WASHINGTON – Members of the Federal Reserve's interest rate-setting panel believed the Sept. 11 attacks dealt a blow to an already struggling U.S. economy, minutes of their Oct. 2 meeting released Thursday showed.
But the Fed policymakers still thought a "relatively mild and short contraction" in economic activity, followed by a recovery next year, was the most likely outcome.
"The economy appeared to have been growing very little, if at all, prior to the terrorist attacks, and the dislocations arising from the latter seemed to have induced a downturn in overall economic activity," the minutes said.
At the meeting, the Federal Open Market Committee voted 10-0 to cut short-term interest rates by a half-percentage point, its second such reduction since the attacks.
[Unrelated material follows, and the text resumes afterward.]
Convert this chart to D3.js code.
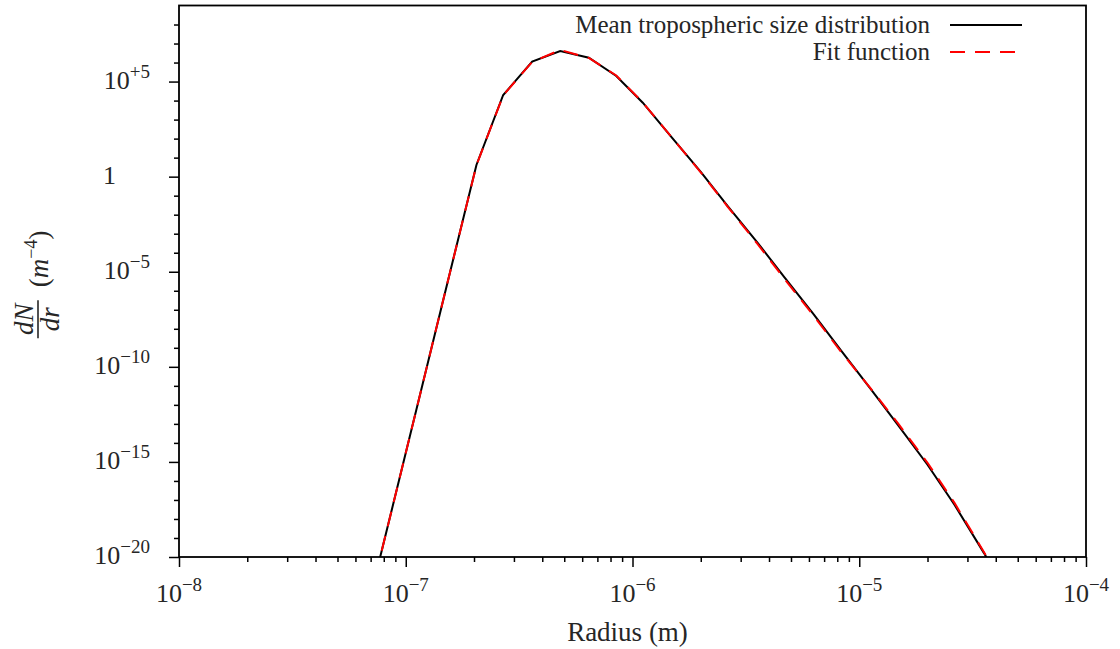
<!DOCTYPE html>
<html>
<head>
<meta charset="utf-8">
<script src="https://cdn.jsdelivr.net/npm/d3@7"></script>
<style>
  body { margin: 0; background: #fff; }
  svg { display: block; }
</style>
</head>
<body>
<svg id="chart" width="1120" height="649"></svg>
<script>
// radius (m) of the sampled points
var radius = [6.53e-8, 8.69e-8, 1.156e-7, 1.538e-7, 2.05e-7, 2.69e-7, 3.61e-7, 4.80e-7,
  6.42e-7, 8.48e-7, 1.11e-6, 1.48e-6, 2.00e-6, 2.63e-6, 3.55e-6, 4.68e-6, 6.31e-6,
  8.32e-6, 1.12e-5, 1.48e-5, 2.00e-5, 2.63e-5, 3.55e-5, 4.68e-5];
// mean tropospheric size distribution dN/dr (m^-4)
var meanDist = [3.2e-24, 3.2e-18, 3.4e-12, 3.7e-6, 4.1, 1.97e4, 1.11e6, 4.06e6,
  1.80e6, 1.96e5, 7.76e3, 126, 1.78, 2.82e-2, 3.55e-4, 5.0e-6, 5.6e-8,
  7.1e-10, 7.1e-12, 8.9e-14, 7.1e-16, 5.6e-18, 1.6e-20, 5.0e-23];
// fit function
var fitDist = [3.2e-24, 3.2e-18, 3.4e-12, 3.7e-6, 4.0, 1.9e4, 1.08e6, 4.6e6,
  1.75e6, 2.1e5, 7.9e3, 130, 1.7, 2.6e-2, 3.0e-4, 4.2e-6, 4.7e-8,
  6.0e-10, 7.5e-12, 1.1e-13, 9.0e-16, 7.0e-18, 1.8e-20, 4.5e-23];

var xMajor = [1e-8, 1e-7, 1e-6, 1e-5, 1e-4];
var xMajorExp = ["\u22128", "\u22127", "\u22126", "\u22125", "\u22124"];
var yMajor = [1e-20, 1e-15, 1e-10, 1e-5, 1, 1e5];
var yMajorExp = ["\u221220", "\u221215", "\u221210", "\u22125", "", "+5"];

var legendLabels = ["Mean tropospheric size distribution", "Fit function"];

var FONT = "'Liberation Serif', 'Times New Roman', serif";
var INK = "#262626";

var svg = d3.select("#chart");
var width = +svg.attr("width");
var height = +svg.attr("height");
var margin = {top: 5.5, right: 34, bottom: 92, left: 179};

var x = d3.scaleLog().domain([1e-8, 1e-4]).range([margin.left, width - margin.right]);
var y = d3.scaleLog().domain([1e-20, 1e9]).range([height - margin.bottom, margin.top]);

// minor ticks
var xMinor = [];
for (var e = -8; e < -4; e++) {
  for (var m = 2; m <= 9; m++) xMinor.push(m * Math.pow(10, e));
}
var yMinor = [];
for (var e2 = -19; e2 <= 8; e2++) {
  if (e2 % 5 !== 0) yMinor.push(Math.pow(10, e2));
}

function txt(sel, size) {
  return sel.style("font-family", FONT).style("font-size", size + "px").style("fill", INK);
}

svg.append("defs").append("clipPath").attr("id", "clip")
  .append("rect")
    .attr("x", margin.left).attr("y", margin.top)
    .attr("width", width - margin.left - margin.right)
    .attr("height", height - margin.top - margin.bottom);

var line = d3.line()
  .x(function(d) { return x(d[0]); })
  .y(function(d) { return y(d[1]); });

var plot = svg.append("g").attr("clip-path", "url(#clip)");

plot.append("path")
  .datum(d3.zip(radius, meanDist))
  .attr("fill", "none")
  .attr("stroke", "#000")
  .attr("stroke-width", 2)
  .attr("d", line);

plot.append("path")
  .datum(d3.zip(radius, fitDist))
  .attr("fill", "none")
  .attr("stroke", "#ff0000")
  .attr("stroke-width", 2)
  .attr("stroke-dasharray", "15,10")
  .attr("d", line);

// axes
var gx = svg.append("g").attr("transform", "translate(0," + (height - margin.bottom) + ")");
gx.call(d3.axisBottom(x).tickValues(xMinor).tickSize(5).tickFormat(""));
gx.append("g").call(d3.axisBottom(x).tickValues(xMajor).tickSize(10).tickFormat(""));
gx.selectAll(".domain").remove();

var gy = svg.append("g").attr("transform", "translate(" + margin.left + ",0)");
gy.call(d3.axisLeft(y).tickValues(yMinor).tickSize(5).tickFormat(""));
gy.append("g").call(d3.axisLeft(y).tickValues(yMajor).tickSize(10).tickFormat(""));
gy.selectAll(".domain").remove();

svg.selectAll(".tick line").attr("stroke", "#000").attr("stroke-width", 1.5);

// frame
svg.append("rect")
  .attr("x", margin.left).attr("y", margin.top)
  .attr("width", width - margin.left - margin.right)
  .attr("height", height - margin.top - margin.bottom)
  .attr("fill", "none")
  .attr("stroke", "#000")
  .attr("stroke-width", 1.8);

// x tick labels
xMajor.forEach(function(v, i) {
  var t = txt(svg.append("text"), 26)
    .attr("x", x(v))
    .attr("y", height - margin.bottom + 45)
    .attr("text-anchor", "middle");
  t.append("tspan").text("10");
  t.append("tspan").attr("dy", -11).style("font-size", "19px").text(xMajorExp[i]);
});

// y tick labels
yMajor.forEach(function(v, i) {
  var t = txt(svg.append("text"), 26)
    .attr("y", y(v) + 7);
  if (yMajorExp[i] === "") {
    t.attr("x", margin.left - 63).attr("text-anchor", "end").text("1");
  } else {
    t.attr("x", margin.left - 29).attr("text-anchor", "end");
    t.append("tspan").text("10");
    t.append("tspan").attr("dy", -11).style("font-size", "19px").text(yMajorExp[i]);
  }
});

// x label
txt(svg.append("text"), 27)
  .attr("x", (margin.left + width - margin.right) / 2 - 5)
  .attr("y", height - 8)
  .attr("text-anchor", "middle")
  .text("Radius (m)");

// y label: dN/dr (m^-4)
var yl = svg.append("g")
  .attr("transform", "translate(38," + ((margin.top + height - margin.bottom) / 2) + ") rotate(-90)");
txt(yl.append("text"), 27).attr("x", -38).attr("y", -5).attr("text-anchor", "middle")
  .style("font-style", "italic").text("dN");
yl.append("line").attr("x1", -57).attr("x2", -19).attr("y1", 0).attr("y2", 0)
  .attr("stroke", INK).attr("stroke-width", 1.6);
txt(yl.append("text"), 27).attr("x", -38).attr("y", 21).attr("text-anchor", "middle")
  .style("font-style", "italic").text("dr");
var yu = txt(yl.append("text"), 27).attr("x", -6).attr("y", 10);
yu.append("tspan").text("(");
yu.append("tspan").style("font-style", "italic").text("m");
yu.append("tspan").attr("dy", -11).style("font-size", "18px").text("\u22124");
yu.append("tspan").attr("dy", 11).text(")");

// legend
var legend = svg.append("g");
var legendY = [25, 52];
legendLabels.forEach(function(lab, i) {
  txt(legend.append("text"), 25)
    .attr("x", 930)
    .attr("y", legendY[i] + 8)
    .attr("text-anchor", "end")
    .text(lab);
  legend.append("line")
    .attr("x1", 950).attr("x2", 1022)
    .attr("y1", legendY[i]).attr("y2", legendY[i])
    .attr("stroke", i === 0 ? "#000" : "#ff0000")
    .attr("stroke-width", 2)
    .attr("stroke-dasharray", i === 0 ? null : "15,10");
});
</script>
</body>
</html>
The FOMC moved again Tuesday, cutting rates another half-percentage point to 2.0 percent.
In the minutes, the FOMC members said the attacks had produced "a marked increase in uncertainty and anxiety among contacts in the business sector." The members also saw as a "major question" the extent to which the attacks would weigh on consumer spending.
In deciding to give a hefty half-point dose of interest rate medicine, the Fed members believed inflation posed little risk and dangers to the economy remained tilted toward weakness.
"While monetary policy had already been eased substantially this year, the increased evidence of a faltering economy and the decidedly downside risks in the outlook called for a further move at this meeting," the minutes said.
Still, even with short-term rates then at the lowest level since the early 60s, policymakers said they were not "unusually accommodative" when compared with rates in previous economic downturns.
Besides, the FOMC members also believed policy was flexible enough that it could be reversed "in a timely manner" should past rate reductions and a boost from federal tax cuts start the economy growing along an inflationary path.